* Records shown *
★ ★ ★ ★
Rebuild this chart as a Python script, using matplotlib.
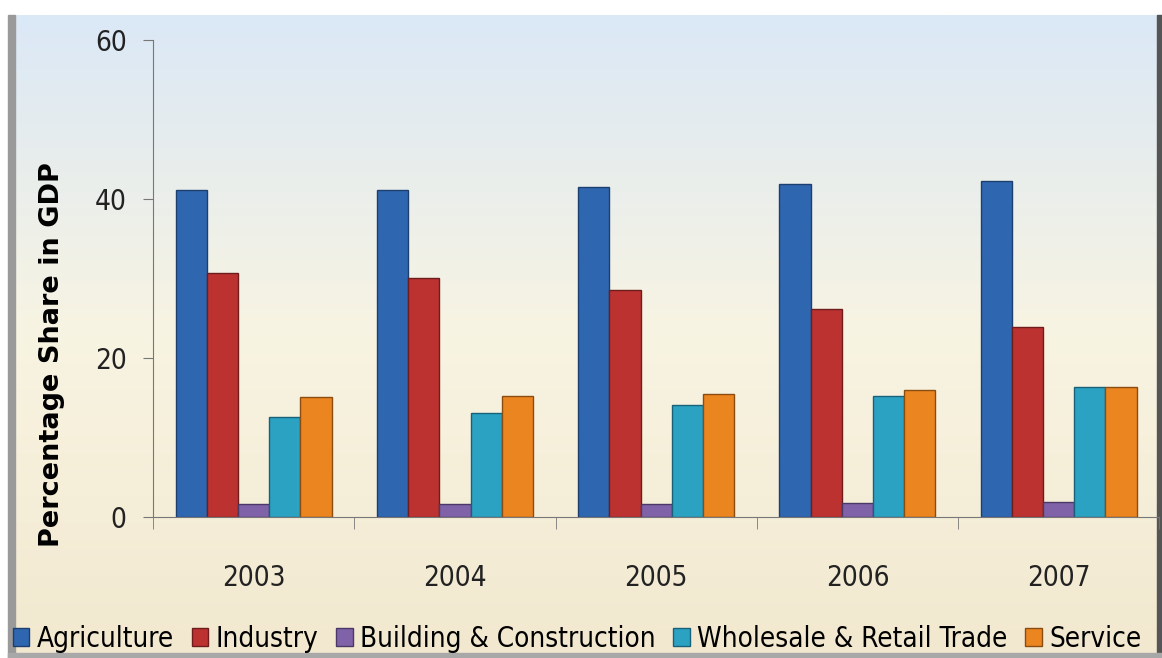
import numpy as np
import matplotlib
matplotlib.use("Agg")
import matplotlib.pyplot as plt
from matplotlib.patches import Rectangle
from matplotlib.colors import LinearSegmentedColormap
from matplotlib import font_manager

years = ["2003", "2004", "2005", "2006", "2007"]
sectors = ["Agriculture", "Industry", "Building & Construction",
           "Wholesale & Retail Trade", "Service"]
agriculture = [41.2, 41.2, 41.5, 41.9, 42.3]
industry = [30.7, 30.1, 28.6, 26.2, 23.9]
building = [1.6, 1.6, 1.6, 1.8, 1.9]
wholesale = [12.6, 13.1, 14.1, 15.2, 16.4]
service = [15.1, 15.2, 15.5, 16.0, 16.4]

values = [agriculture, industry, building, wholesale, service]
colors = ["#2f66b0", "#bb3230", "#8062a8", "#2ba2c2", "#ea851f"]
edges = ["#1d3f70", "#6e1d1c", "#4a3866", "#17617a", "#8a4c10"]

names = set(f.name for f in font_manager.fontManager.ttflist)
narrow = "Liberation Sans Narrow" if "Liberation Sans Narrow" in names else "DejaVu Sans"
stretch = "normal" if narrow == "Liberation Sans Narrow" else "condensed"

fig = plt.figure(figsize=(11.62, 6.58), dpi=100)

# background panel with gradient
bg = fig.add_axes([0, 0, 1, 1], zorder=-10)
bg.set_xlim(0, 1)
bg.set_ylim(0, 1)
bg.axis("off")
cmap = LinearSegmentedColormap.from_list("bg", ["#dbe8f6", "#f8f4e2", "#f2e8cf"])
grad = np.linspace(0, 1, 256).reshape(-1, 1)
bg.imshow(grad, extent=[0.007, 0.999, 0.0, 0.977], aspect="auto", cmap=cmap,
          origin="upper")
bg.add_patch(Rectangle((0.007, 0.0), 0.006, 0.977, color="#9a9a9a"))
bg.add_patch(Rectangle((0.996, 0.0), 0.004, 0.977, color="#555555"))
bg.add_patch(Rectangle((0.007, 0.0), 0.993, 0.008, color="#a8a8a8"))

ax = fig.add_axes([0.1317, 0.2143, 0.866, 0.7247])
ax.patch.set_alpha(0)

x = np.arange(len(years))
w = 0.155
for i, (name, vals) in enumerate(zip(sectors, values)):
    ax.bar(x + (i - 2) * w, vals, w, color=colors[i], edgecolor=edges[i],
           linewidth=1.0, label=name)

ax.set_ylim(0, 60)
ax.set_xlim(-0.5, len(years) - 0.5)
ax.set_yticks([0, 20, 40, 60])
ax.set_xticks(x)
ax.set_xticklabels(years)
ax.set_xticks(np.arange(-0.5, len(years)), minor=True)
ax.tick_params(axis="x", which="major", length=0, pad=34)
ax.tick_params(axis="x", which="minor", length=8.5, color="#777777")
ax.tick_params(axis="y", length=7, color="#777777", pad=12)
for lab in ax.get_xticklabels() + ax.get_yticklabels():
    lab.set_fontfamily(narrow)
    lab.set_fontstretch(stretch)
    lab.set_fontsize(20)
    lab.set_color("#222222")

for s in ["top", "right"]:
    ax.spines[s].set_visible(False)
ax.spines["left"].set_color("#777777")
ax.spines["bottom"].set_color("#777777")

fig.text(52 / 1162, 1 - 355 / 658, "Percentage Share in GDP", rotation=90,
         ha="center", va="center", fontsize=19.5, fontweight="bold",
         family="DejaVu Sans")

fig.legend(loc="lower left", bbox_to_anchor=(0.011, 0.008), ncol=5,
           frameon=False,
           prop={"family": narrow, "stretch": stretch, "size": 20},
           handlelength=0.6, handleheight=0.6, handletextpad=0.25,
           columnspacing=0.65, borderaxespad=0, borderpad=0)

fig.savefig("out.png", dpi=100)
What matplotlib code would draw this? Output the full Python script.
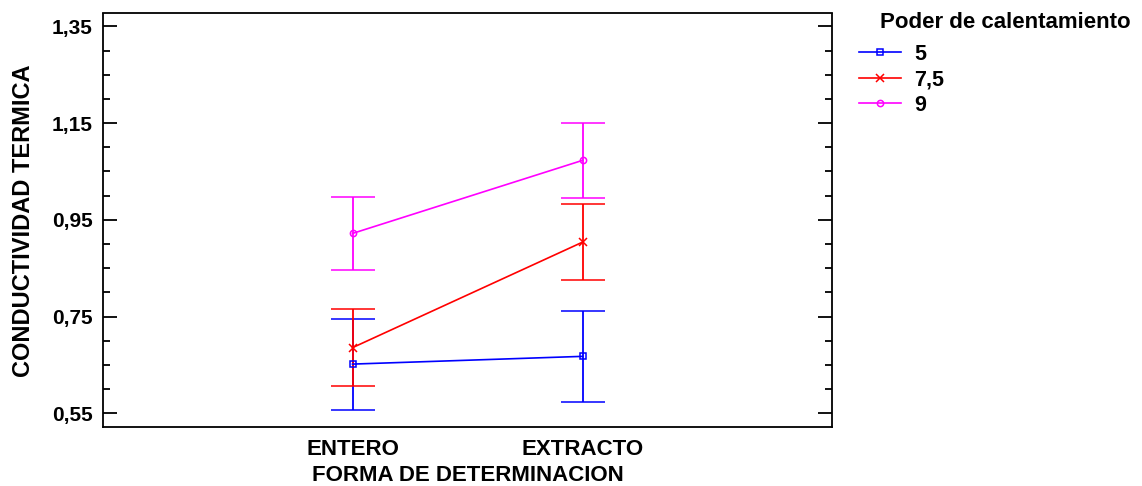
import matplotlib
matplotlib.use("Agg")
import matplotlib.pyplot as plt
from matplotlib.ticker import MultipleLocator, FixedLocator, FuncFormatter
from matplotlib.lines import Line2D

plt.rcParams['font.family'] = ['Liberation Sans', 'DejaVu Sans']
plt.rcParams['font.weight'] = 'bold'

categories = ["ENTERO", "EXTRACTO"]
series_labels = ["5", "7,5", "9"]
means = {
    "5":   [0.652, 0.668],
    "7,5": [0.686, 0.904],
    "9":   [0.922, 1.073],
}
errors = {
    "5":   [0.094, 0.094],
    "7,5": [0.080, 0.078],
    "9":   [0.075, 0.078],
}
colors = {"5": "#0000FF", "7,5": "#FF0000", "9": "#FF00FF"}
markers = {"5": "s", "7,5": "x", "9": "o"}
y_ticks = [0.55, 0.75, 0.95, 1.15, 1.35]

W, H = 1142, 486
fig = plt.figure(figsize=(W / 100, H / 100), dpi=100)
L, R, T, B = 103.3, 832.3, 13.5, 427.3
ax = fig.add_axes([L / W, 1 - B / H, (R - L) / W, (B - T) / H])

x = [1, 2]
for s in series_labels:
    c = colors[s]
    ax.errorbar(x, means[s], yerr=errors[s], color=c, lw=1.2, elinewidth=1.3,
                capsize=16, capthick=1.3, marker=markers[s],
                markersize=5.5 if s == "7,5" else 4.5,
                markerfacecolor='none', markeredgecolor=c, markeredgewidth=1.1,
                zorder=3)

ax.set_xlim(-0.0835, 3.086)
ax.set_ylim(0.5214, 1.3765)
ax.xaxis.set_major_locator(FixedLocator(x))
ax.set_xticklabels(categories)
ax.yaxis.set_major_locator(FixedLocator(y_ticks))
ax.yaxis.set_minor_locator(MultipleLocator(0.05))
ax.yaxis.set_major_formatter(FuncFormatter(lambda v, p: f"{v:.2f}".replace('.', ',')))

for sp in ax.spines.values():
    sp.set_linewidth(1.3)
ax.tick_params(axis='x', length=0, pad=8.5, labelsize=16)
ax.tick_params(axis='y', which='major', direction='in', length=10, width=1.3,
               left=True, right=True, pad=7.5, labelsize=15)
ax.tick_params(axis='y', which='minor', direction='in', length=5, width=1.3,
               left=True, right=True)
for lab in ax.get_xticklabels() + ax.get_yticklabels():
    lab.set_fontweight('bold')

ax.set_xlabel("FORMA DE DETERMINACION", fontsize=16, fontweight='bold')
ax.set_ylabel("CONDUCTIVIDAD TERMICA", fontsize=17, fontweight='bold')
ax.xaxis.label.set_va('center')
ax.yaxis.label.set_va('center')
ax.xaxis.set_label_coords(0.5, (B - 475) / (B - T))
ax.yaxis.set_label_coords((24 - L) / (R - L), 0.5)

# Legend
handles = [Line2D([0], [0], color=colors[s], lw=1.2, marker=markers[s],
                  markersize=5.5 if s == "7,5" else 4.5,
                  markerfacecolor='none', markeredgecolor=colors[s], markeredgewidth=1.1)
           for s in series_labels]
fig.text(880 / W, 1 - 23 / H, "Poder de calentamiento", fontsize=16, fontweight='bold',
         ha='left', va='center')
leg = fig.legend(handles, series_labels, loc='upper left',
                 bbox_to_anchor=(859 / W, 1 - 43.5 / H), frameon=False,
                 handlelength=1.95, handletextpad=0.6, labelspacing=0.22,
                 borderpad=0, borderaxespad=0,
                 prop={'size': 15.5, 'weight': 'bold'})

fig.savefig("out.png", dpi=100, facecolor='white')
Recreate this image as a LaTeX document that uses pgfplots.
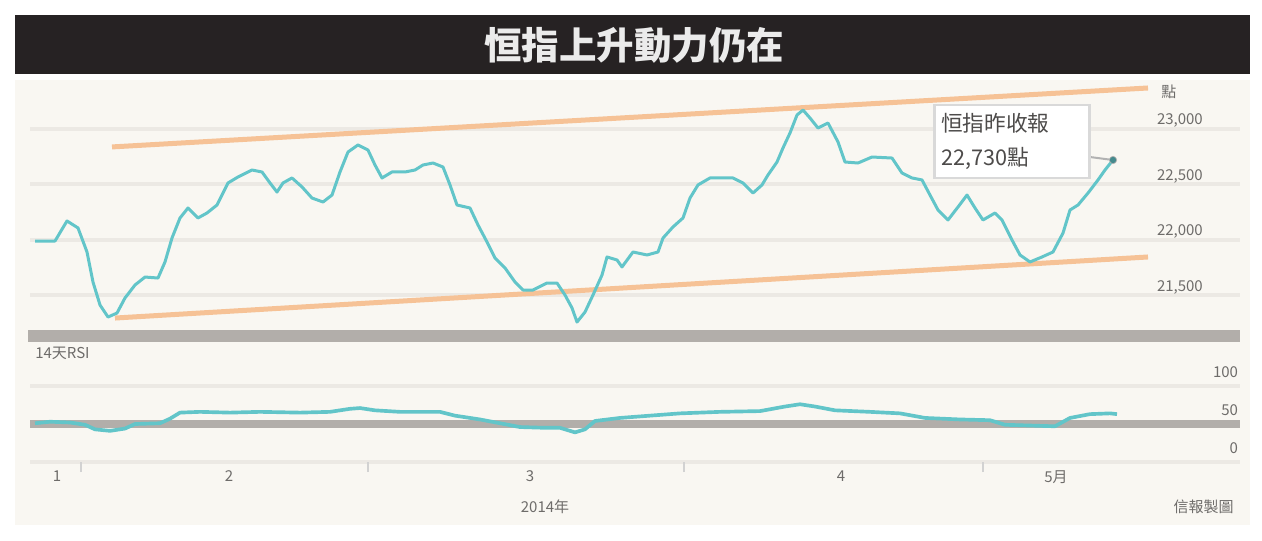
★ ★ ★ ★
* What this task involves *
Pick out the lines containing the string "script".

* Solution to this exercise *
Rebuild this chart as a Python script, using matplotlib.
What matplotlib code would draw this? Output the full Python script.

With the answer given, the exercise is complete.